Citation Link: https://doi.org/10.25819/ubsi/10924
Toward Radical Democratic Justice: Agonistic Democracy, Intersectional Feminism, and the Politics of Difference
Alternate Title
Auf dem Weg zu radikaldemokratischer Gerechtigkeit: Agonistische Demokratie, intersektionaler Feminismus und die Politik der Differenz
Publication Type
Master Thesis
Author
Subjects
Intersectional Feminism
Difference
Conflict
Environmental justice
Participation
Sustainability
Radical democracy
Race
Gender
DDC
300 Sozialwissenschaften, Soziologie, Anthropologie
GHBS-Clases
Issue Date
2026-03-13
Abstract
Democratic theory has long grappled with the challenge of how to navigate the politics of difference while safeguarding against domination. Within this debate, agonistic democracy offers a compelling starting point due to its rejection of consensus-oriented models of democracy that obscure power relations under the guise of neutral deliberation. By foregrounding the constitutive inevitability of political conflict, agonistic theory reconceptualises democracy as a space of ongoing contestation among legitimate adversaries rather than the pursuit of final agreement. However, while agonistic democracy provides a powerful critique of consensus theory, it remains limited in its capacity to fully account for how power structures shape participation, epistemic subject formation, and the normative orientation of democratic struggle. This thesis addresses these limitations by placing agonistic democratic theory in dialogue with intersectional feminist scholarship. It investigates three central questions: how power affects who is able to participate in plural democratic systems and under what conditions; who counts as a democratic subject, whose knowledge is recognised as legitimate; and what democratic politics should ultimately aim to achieve beyond the management of conflict. Through conceptual analysis and critical theoretical synthesis, the study identifies three interrelated limitations within agonistic democratic theory: the abstraction of power away from historically embedded structures of domination; the underdeveloped role of standpoint epistemology in democratic subject formation; and the absence of normative criteria for distinguishing between emancipatory and domination-reinforcing forms of political contestation.
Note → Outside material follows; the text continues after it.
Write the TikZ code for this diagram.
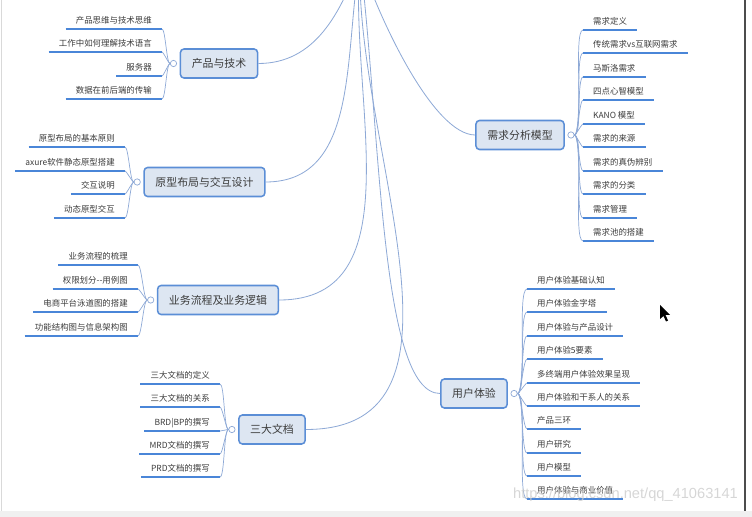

Building on insights from intersectional feminist theory, in a mutually reinforcing exchange, the thesis develops a more socially grounded account of democratic pluralism that foregrounds how intersecting systems of oppression structure political participation, authority, and knowledge production. The framework is then applied to questions of governance and sustainability, demonstrating how a justice-oriented democratic approach must prioritise those situated at intersecting margins of power. Ultimately, the thesis argues that democracy should preserve pluralistic contestation while orienting political struggle toward dismantling structurally embedded systems of domination.